The distinction between “White Hat” and “Black Hat” hacking has long been used to distinguish between ethical and illegal forms of hacking.
White Hat hackers earn money through bug bounty programs that reward people for reporting software vulnerabilities. Meanwhile, their Black Hat peers seek to exploit vulnerabilities for personal gain. However, in the crypto space, an increasingly prominent third path sees hackers steal assets, but then return them after negotiating a reward.
In the latest instance of the phenomenon, a hacker who lifted 5,000 ETH from HTX (formerly Huobi) hot wallet has returned 95% of the stolen cryptocurrency.
On September 25, a cyber attack successfully siphoned 5,000 ETH worth around $8M from one of HTX’s hot wallets.
in the immediate aftermath of the exploit, HTX advisor Justin Sun offered to reward the hacker with hacker5% of the stolen funds in exchange for their return.
On top of the reward, Sun also offered to hire the wallet drainer as a “security white hat advisor.”
However, he cautioned that “if the funds are not returned within 7 days, we will transfer the information to law enforcement authorities for further action and to prosecute the hacker.”
On October 7, Sun confirmed that the hacker had taken HTX up on its offer.
In the past year, Hacker rewards like the one paid out by HTX have surged in popularity.
For instance, when hackers exploited Curve Finance liquidity pools in July, resulting in the theft of approximately $70 million worth of cryptocurrency, several affected DeFi platforms incentivized the return of the stolen funds by offering a 10% bounty.
After offering the rewards, Alchemix and JPEG later announced that the Curve exploiter had returned the majority of the stolen crypto. As a result, the DeFi firms said they would cease efforts to identify the hacker and pursue legal action against them.
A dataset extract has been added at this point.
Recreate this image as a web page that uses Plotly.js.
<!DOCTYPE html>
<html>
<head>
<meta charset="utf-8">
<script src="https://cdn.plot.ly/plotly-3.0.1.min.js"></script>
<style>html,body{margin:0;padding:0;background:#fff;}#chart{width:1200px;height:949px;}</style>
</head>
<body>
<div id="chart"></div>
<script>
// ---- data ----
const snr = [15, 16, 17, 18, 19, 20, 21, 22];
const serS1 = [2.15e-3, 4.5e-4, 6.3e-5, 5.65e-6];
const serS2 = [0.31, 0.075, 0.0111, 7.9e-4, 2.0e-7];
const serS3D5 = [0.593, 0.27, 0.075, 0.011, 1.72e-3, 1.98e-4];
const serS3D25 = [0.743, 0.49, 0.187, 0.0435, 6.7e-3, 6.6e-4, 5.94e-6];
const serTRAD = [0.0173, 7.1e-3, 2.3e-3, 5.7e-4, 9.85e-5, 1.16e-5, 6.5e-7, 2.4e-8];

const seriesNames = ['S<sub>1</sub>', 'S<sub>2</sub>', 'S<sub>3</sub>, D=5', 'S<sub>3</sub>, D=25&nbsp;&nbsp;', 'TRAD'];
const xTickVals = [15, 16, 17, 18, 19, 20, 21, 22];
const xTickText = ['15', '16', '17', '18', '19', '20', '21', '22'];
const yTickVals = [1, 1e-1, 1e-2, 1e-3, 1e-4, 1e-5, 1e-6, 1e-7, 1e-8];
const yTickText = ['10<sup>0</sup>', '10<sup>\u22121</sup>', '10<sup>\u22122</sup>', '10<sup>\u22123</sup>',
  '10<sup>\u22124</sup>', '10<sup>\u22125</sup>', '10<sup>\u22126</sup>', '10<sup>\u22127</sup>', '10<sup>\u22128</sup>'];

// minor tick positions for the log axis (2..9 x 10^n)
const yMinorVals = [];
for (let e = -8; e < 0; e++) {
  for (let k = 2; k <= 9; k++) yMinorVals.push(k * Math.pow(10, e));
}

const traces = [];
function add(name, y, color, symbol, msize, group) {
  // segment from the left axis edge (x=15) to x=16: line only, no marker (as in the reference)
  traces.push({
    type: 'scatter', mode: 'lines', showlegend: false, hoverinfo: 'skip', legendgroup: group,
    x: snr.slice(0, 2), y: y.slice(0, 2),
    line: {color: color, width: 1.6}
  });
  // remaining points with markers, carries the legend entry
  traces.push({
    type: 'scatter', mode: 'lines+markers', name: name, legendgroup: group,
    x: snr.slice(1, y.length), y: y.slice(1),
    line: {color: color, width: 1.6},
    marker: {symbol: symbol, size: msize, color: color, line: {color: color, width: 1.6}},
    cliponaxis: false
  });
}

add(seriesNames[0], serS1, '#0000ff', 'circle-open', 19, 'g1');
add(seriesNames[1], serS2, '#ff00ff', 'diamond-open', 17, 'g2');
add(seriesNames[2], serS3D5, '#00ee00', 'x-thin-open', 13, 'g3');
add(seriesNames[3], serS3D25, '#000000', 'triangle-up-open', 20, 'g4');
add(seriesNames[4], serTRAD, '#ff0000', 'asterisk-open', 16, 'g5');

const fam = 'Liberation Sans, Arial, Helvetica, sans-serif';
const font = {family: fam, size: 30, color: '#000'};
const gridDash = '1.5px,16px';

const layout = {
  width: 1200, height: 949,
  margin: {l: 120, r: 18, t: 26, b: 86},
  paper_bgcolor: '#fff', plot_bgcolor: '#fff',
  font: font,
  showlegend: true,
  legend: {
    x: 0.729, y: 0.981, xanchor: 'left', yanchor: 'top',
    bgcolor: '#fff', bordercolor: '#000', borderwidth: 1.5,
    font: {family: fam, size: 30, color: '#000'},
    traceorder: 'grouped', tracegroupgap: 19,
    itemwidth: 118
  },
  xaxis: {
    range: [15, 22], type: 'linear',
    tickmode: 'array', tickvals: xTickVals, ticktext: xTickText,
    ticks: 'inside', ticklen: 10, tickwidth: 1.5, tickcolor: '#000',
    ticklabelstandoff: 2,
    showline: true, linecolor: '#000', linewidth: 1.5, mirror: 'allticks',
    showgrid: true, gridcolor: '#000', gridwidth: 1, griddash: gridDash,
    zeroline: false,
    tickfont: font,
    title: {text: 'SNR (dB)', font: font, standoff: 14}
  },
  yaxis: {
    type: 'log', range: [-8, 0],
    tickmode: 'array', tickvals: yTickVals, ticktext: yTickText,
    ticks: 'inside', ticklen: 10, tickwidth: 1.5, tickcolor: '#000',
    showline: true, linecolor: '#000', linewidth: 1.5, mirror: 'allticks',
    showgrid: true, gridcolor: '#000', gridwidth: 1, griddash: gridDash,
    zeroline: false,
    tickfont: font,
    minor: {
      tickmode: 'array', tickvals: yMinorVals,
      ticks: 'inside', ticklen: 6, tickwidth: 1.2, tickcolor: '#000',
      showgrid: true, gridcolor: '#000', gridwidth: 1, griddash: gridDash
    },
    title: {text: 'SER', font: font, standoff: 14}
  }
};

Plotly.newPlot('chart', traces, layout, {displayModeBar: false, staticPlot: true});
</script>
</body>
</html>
According to research by Immunefi, as a result of the Curve recoveries, as well as two other similar instances of reward payments, $61,169,000 worth of stolen crypto was returned in Q3 2023, representing 8.9% of the total losses for the quarter.
Indeed, the report reveals that crypto hacks resulted in a 66.1% increase in losses compared to the same quarter last year. What’s even more noteworthy is that the percentage of recovered funds more than doubled, jumping from a mere 4% in Q3 2022 .
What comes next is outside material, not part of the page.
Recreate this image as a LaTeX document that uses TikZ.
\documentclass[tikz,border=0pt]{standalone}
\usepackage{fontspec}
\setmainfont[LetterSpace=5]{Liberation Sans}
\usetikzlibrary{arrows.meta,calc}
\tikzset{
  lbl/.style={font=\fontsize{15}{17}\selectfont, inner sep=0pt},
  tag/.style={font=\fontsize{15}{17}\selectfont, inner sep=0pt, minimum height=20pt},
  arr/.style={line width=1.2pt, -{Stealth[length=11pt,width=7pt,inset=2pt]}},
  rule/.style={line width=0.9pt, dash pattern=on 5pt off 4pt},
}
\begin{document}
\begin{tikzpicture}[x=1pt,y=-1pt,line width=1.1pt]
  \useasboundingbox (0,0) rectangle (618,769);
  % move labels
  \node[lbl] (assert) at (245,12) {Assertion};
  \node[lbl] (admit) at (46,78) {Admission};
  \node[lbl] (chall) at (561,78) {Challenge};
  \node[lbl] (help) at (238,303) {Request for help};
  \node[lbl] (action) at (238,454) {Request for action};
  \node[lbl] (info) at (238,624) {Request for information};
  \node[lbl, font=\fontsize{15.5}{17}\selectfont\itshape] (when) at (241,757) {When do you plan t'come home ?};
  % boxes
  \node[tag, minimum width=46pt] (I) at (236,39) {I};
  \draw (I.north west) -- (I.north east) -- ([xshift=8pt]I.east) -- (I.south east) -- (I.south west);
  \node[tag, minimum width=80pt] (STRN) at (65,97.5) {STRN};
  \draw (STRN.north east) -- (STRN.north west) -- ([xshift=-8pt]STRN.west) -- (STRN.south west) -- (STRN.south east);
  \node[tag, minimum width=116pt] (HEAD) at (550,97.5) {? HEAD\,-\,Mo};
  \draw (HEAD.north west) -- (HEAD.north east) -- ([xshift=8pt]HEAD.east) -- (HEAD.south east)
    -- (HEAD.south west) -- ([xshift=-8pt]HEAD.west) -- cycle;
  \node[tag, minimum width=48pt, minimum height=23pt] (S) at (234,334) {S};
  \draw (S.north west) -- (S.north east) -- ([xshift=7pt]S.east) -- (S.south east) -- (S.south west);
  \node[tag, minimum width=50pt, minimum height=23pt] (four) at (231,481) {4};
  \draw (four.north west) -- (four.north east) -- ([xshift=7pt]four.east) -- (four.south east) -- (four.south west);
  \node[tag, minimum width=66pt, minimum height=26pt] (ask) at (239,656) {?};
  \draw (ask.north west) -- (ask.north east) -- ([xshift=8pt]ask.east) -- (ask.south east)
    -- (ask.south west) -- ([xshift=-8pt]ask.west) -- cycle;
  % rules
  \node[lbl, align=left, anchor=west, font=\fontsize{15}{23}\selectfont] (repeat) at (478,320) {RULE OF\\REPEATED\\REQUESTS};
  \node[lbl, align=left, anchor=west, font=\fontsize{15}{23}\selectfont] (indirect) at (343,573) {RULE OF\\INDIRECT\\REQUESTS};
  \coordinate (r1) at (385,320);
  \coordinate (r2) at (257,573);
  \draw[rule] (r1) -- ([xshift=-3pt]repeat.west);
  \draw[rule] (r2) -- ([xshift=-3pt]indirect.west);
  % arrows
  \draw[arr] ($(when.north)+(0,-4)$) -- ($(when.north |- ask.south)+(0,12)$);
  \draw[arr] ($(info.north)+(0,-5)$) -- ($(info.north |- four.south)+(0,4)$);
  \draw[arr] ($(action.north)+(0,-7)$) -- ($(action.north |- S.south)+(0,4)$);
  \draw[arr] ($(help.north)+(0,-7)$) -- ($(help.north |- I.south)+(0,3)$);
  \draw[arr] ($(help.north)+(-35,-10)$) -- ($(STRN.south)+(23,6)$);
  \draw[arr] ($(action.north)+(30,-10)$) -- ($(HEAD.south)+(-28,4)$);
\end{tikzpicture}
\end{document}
Of course, some might argue that rewarding hackers amounts to paying a ransom while doing little to discourage further crimes.
However, identifying hackers is notoriously difficult, let alone successfully convicting them or recovering funds. And post-hack bounties are significantly less costly than admitting defeat.
Meanwhile, from the hackers’ perspective, although a 5–10% reward is significantly less lucrative than keeping the entirety of their stolen loot, it still represents a higher payout than the typical White Hat bug bounty. And the promise of indemnity has clearly been enough to convince at least some hackers to take the reward.